▶ **Written request**: Whenever a line below holds the word "script", copy that line.

Plotting code records
........

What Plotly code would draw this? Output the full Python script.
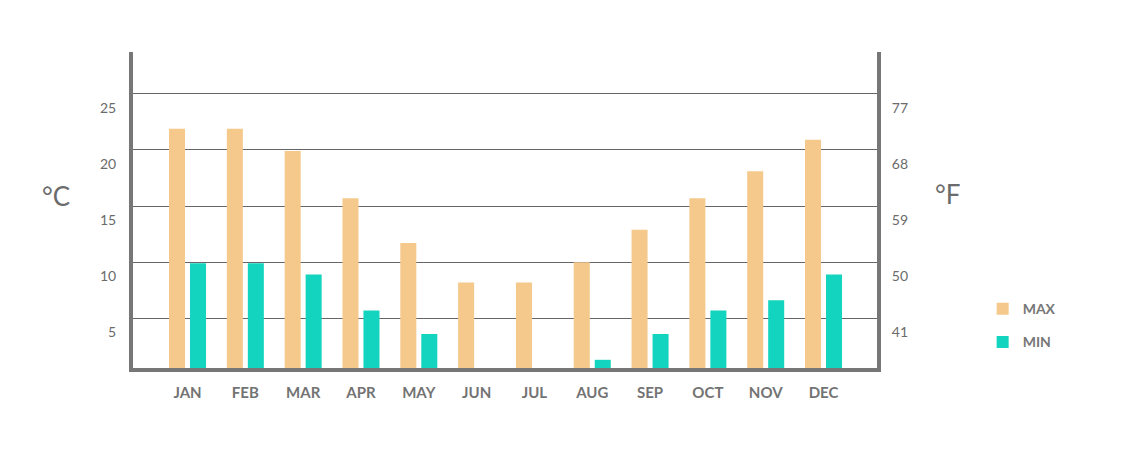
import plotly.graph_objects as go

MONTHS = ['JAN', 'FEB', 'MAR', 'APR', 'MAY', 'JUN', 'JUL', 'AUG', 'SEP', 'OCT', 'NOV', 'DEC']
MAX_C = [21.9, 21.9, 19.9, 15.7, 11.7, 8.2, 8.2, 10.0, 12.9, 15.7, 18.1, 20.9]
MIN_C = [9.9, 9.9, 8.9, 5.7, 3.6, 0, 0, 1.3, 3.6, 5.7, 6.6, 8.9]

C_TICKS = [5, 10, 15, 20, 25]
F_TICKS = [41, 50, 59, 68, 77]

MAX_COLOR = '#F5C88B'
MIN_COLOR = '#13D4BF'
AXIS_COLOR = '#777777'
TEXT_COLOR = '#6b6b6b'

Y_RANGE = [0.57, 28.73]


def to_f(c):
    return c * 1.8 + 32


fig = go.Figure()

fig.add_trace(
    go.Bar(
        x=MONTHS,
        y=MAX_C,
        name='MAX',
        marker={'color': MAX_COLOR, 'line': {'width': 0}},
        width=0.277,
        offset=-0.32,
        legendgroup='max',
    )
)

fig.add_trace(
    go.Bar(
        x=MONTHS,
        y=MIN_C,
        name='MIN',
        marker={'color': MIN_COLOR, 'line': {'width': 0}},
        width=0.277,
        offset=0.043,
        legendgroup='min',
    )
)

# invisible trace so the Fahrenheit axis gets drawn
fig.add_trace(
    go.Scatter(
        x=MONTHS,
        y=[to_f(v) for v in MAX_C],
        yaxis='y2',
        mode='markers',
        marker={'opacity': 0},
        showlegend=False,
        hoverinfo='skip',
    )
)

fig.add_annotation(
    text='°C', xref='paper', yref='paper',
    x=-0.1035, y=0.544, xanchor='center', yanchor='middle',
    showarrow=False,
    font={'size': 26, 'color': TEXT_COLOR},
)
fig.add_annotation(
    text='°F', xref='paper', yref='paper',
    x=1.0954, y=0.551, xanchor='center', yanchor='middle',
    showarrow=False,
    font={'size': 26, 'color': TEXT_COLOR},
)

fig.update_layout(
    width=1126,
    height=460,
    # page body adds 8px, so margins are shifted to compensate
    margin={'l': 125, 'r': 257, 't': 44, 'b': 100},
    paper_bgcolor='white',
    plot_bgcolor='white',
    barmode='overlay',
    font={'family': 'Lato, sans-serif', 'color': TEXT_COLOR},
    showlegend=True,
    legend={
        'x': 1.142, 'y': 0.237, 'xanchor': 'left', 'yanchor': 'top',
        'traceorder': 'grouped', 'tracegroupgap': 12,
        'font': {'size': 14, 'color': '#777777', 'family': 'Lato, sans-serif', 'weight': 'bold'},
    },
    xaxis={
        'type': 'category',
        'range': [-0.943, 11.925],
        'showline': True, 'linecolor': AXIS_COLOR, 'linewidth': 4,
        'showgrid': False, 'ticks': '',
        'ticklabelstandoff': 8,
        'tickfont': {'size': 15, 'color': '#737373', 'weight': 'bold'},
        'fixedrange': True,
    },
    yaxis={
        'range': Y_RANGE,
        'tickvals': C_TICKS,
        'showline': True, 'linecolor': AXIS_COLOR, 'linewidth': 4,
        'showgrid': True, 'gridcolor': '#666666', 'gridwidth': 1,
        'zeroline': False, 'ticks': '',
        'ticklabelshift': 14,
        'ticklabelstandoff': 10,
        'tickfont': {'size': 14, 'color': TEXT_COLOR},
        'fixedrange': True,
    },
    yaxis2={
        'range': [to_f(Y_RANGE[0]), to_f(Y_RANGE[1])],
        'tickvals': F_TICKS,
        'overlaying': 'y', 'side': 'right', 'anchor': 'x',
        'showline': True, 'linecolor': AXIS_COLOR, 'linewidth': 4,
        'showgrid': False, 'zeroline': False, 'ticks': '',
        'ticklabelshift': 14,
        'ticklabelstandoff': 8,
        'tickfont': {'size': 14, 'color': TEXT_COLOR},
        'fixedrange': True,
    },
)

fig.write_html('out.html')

........

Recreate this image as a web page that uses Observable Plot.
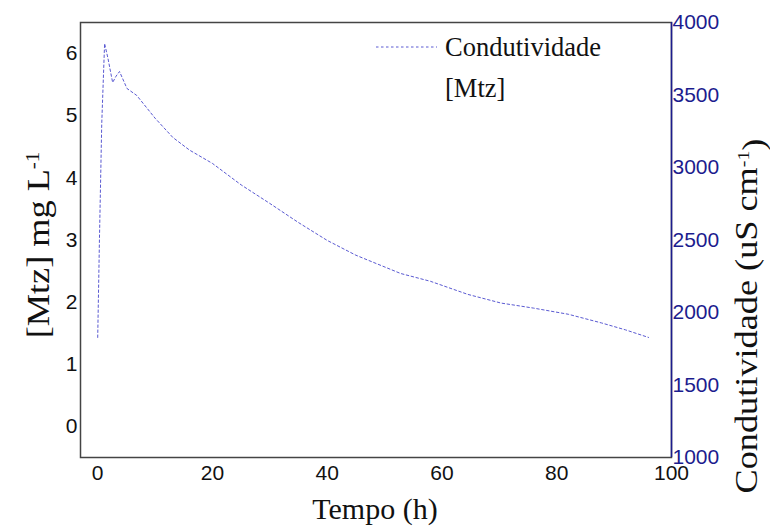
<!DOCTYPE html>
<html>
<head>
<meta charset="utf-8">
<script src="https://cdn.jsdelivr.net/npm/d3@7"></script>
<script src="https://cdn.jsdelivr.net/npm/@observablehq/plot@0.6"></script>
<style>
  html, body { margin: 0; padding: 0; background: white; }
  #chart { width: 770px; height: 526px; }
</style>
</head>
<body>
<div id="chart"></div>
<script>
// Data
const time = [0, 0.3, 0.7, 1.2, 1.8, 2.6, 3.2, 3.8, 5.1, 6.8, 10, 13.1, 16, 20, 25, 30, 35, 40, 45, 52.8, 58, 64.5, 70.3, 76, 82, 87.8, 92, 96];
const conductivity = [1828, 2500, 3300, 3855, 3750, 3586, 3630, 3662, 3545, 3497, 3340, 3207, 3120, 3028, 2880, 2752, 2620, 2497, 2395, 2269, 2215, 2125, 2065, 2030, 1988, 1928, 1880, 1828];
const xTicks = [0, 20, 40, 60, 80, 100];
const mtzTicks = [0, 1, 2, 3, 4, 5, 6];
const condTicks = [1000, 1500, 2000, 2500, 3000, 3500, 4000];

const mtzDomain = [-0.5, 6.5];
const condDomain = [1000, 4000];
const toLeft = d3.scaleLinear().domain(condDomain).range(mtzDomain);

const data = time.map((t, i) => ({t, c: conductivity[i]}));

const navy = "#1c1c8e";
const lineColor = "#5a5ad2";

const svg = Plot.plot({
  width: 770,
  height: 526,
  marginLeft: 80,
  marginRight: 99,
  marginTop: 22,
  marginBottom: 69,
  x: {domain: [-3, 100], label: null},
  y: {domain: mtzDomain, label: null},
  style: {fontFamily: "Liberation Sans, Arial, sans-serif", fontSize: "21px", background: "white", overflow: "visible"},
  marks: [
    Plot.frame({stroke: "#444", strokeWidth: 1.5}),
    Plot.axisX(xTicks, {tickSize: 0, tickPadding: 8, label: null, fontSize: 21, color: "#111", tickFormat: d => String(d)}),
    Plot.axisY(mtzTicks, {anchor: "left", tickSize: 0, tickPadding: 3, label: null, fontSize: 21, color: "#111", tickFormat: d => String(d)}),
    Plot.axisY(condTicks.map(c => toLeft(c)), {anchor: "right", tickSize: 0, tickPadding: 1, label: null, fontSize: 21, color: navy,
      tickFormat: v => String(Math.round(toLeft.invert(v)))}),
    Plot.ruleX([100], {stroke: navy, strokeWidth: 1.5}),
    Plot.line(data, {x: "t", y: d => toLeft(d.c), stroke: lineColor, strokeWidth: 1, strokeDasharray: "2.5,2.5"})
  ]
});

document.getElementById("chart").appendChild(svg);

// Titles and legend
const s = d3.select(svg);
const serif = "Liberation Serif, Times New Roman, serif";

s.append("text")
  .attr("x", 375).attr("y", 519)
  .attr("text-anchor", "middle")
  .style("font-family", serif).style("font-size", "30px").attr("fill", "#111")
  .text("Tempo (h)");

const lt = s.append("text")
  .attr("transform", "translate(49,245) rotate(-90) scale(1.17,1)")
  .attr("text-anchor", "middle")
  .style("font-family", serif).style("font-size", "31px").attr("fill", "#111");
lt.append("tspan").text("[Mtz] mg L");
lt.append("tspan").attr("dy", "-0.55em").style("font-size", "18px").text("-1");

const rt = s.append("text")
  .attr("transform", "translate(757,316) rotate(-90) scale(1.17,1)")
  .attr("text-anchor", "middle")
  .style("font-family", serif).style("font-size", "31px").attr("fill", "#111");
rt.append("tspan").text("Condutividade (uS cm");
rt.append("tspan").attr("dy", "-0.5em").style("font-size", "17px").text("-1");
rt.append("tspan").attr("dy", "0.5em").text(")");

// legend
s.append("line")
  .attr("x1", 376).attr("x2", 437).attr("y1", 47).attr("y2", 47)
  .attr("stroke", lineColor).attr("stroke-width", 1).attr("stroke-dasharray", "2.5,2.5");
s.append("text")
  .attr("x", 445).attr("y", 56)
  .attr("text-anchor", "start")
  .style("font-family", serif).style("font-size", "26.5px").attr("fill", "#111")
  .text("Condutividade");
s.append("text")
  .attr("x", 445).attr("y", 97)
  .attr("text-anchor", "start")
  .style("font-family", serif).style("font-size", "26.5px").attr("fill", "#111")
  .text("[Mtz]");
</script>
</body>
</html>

........

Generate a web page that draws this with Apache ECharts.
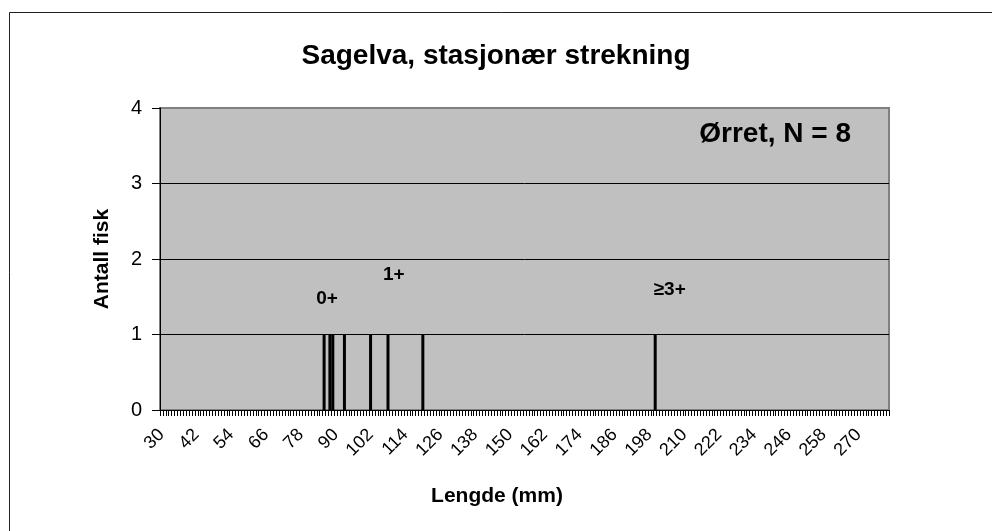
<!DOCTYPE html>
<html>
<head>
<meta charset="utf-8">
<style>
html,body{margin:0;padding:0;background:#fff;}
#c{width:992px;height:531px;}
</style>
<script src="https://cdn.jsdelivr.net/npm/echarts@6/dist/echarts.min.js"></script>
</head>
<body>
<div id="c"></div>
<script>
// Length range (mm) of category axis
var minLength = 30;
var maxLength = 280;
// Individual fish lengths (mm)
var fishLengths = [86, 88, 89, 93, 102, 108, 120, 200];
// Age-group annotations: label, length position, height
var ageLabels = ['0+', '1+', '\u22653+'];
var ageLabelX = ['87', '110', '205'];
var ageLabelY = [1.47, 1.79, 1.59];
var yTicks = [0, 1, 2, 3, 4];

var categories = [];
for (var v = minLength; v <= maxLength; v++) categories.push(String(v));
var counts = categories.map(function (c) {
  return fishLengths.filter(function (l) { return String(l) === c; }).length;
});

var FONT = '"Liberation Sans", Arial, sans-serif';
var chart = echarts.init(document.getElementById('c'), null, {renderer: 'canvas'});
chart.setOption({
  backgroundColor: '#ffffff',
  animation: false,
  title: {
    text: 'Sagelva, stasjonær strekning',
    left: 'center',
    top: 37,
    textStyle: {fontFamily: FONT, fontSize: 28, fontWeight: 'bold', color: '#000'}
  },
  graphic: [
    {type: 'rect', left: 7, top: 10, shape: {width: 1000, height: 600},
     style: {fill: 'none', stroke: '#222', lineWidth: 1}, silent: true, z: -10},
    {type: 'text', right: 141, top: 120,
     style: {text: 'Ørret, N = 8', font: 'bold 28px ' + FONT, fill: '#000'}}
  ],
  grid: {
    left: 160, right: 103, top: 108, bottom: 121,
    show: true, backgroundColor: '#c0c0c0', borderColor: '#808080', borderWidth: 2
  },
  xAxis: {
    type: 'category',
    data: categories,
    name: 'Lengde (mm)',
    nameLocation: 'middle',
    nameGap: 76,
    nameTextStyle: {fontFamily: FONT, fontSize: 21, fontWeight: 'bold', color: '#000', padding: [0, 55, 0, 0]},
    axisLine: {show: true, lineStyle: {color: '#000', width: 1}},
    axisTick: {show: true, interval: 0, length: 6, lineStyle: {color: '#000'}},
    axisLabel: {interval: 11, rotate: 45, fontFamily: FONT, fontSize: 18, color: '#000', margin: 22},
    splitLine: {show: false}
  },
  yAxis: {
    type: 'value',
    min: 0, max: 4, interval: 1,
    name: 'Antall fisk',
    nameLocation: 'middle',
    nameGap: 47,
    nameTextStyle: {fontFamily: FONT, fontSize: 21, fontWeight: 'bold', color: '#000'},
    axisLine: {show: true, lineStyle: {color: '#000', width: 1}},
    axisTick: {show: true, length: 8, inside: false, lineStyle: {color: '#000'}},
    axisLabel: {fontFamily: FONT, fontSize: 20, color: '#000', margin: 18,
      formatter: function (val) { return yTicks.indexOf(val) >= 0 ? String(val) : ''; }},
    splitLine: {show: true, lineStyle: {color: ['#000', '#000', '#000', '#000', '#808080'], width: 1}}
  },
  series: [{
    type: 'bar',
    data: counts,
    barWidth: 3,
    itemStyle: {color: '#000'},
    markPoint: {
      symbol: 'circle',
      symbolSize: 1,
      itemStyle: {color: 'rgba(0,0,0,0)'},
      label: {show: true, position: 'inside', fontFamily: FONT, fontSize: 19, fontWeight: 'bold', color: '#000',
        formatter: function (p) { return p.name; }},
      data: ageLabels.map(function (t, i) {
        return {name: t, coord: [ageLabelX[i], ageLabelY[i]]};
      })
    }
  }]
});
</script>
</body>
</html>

........

▶ **Complete output**:
What Plotly code would draw this? Output the full Python script.
<script src="https://cdn.jsdelivr.net/npm/d3@7"></script>
<script src="https://cdn.jsdelivr.net/npm/@observablehq/plot@0.6"></script>
<script>
</script>
<script src="https://cdn.jsdelivr.net/npm/echarts@6/dist/echarts.min.js"></script>
<script>
</script>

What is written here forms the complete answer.